Climate change has added over 1000 lakes in Swiss Alps

Climate change has dramatically altered the Swiss Alp landscape — at a quicker pace than expected — as melting glaciers have created more than 1,000 new lakes across in the mountains, a study published Monday showed. The inventory of Swiss Glacial lakes showed that almost 1,200 new lakes have formed in formerly glaciated regions of the Swiss Alps since the end of the Little Ice Age around 1850.

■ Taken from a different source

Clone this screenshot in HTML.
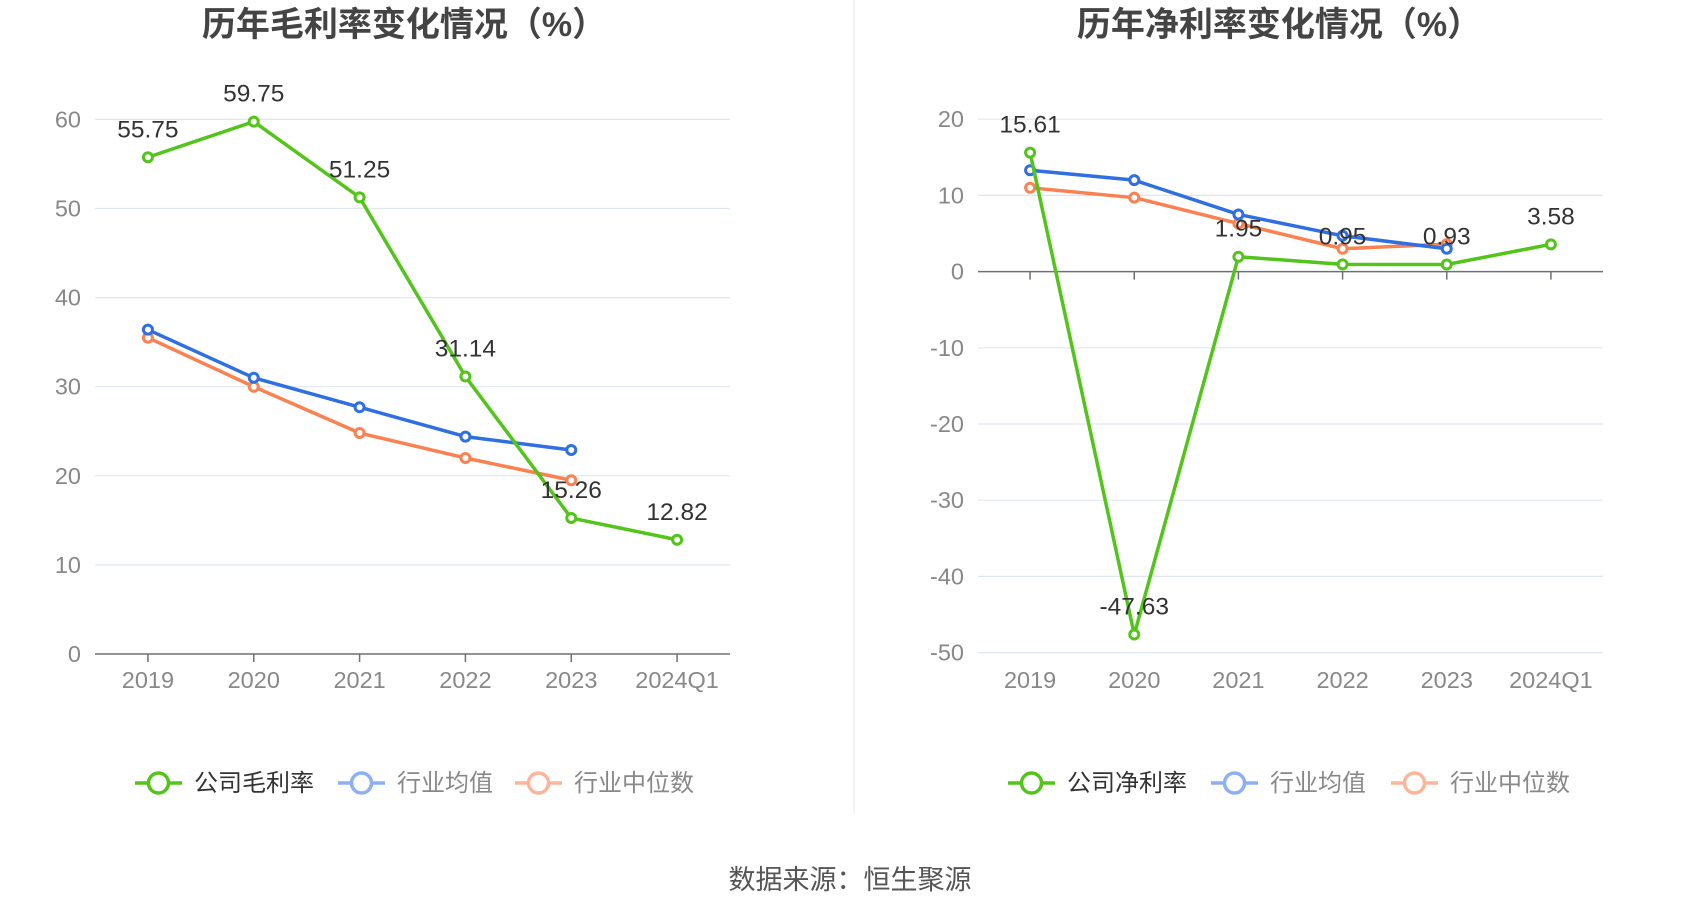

Around 1,000 of them still exist today, according to the study published by the Swiss Federal Institute of Aquatic Science and Technology (Eawag). That is far more than the few hundreds the researchers had expected to find at the beginning of the project. Daniel Odermatt, Head of the Remote Sensing Group at the aquatic research institute Eawag said that the researchers expected a few hundred glacial lakes but found over a thousand. He said that 180 have been added in the last decade alone. Glaciers in the Swiss Alps are in steady decline, losing a full two percent of their volume last year alone. The researchers further said that the ice began to melt at the end of the Little Ice Age, and subsequently, it grabbed the interest of environmentalists. The researcher said it was the first time when high-quality aerial photo data from Swisstopo was captured.

After a brief decline, the lake formation rate surged between 2006 and 2016, with 18 new lakes appearing each year on average, while the water surface swelled by over 400 square metres (4,300 square feet) annually.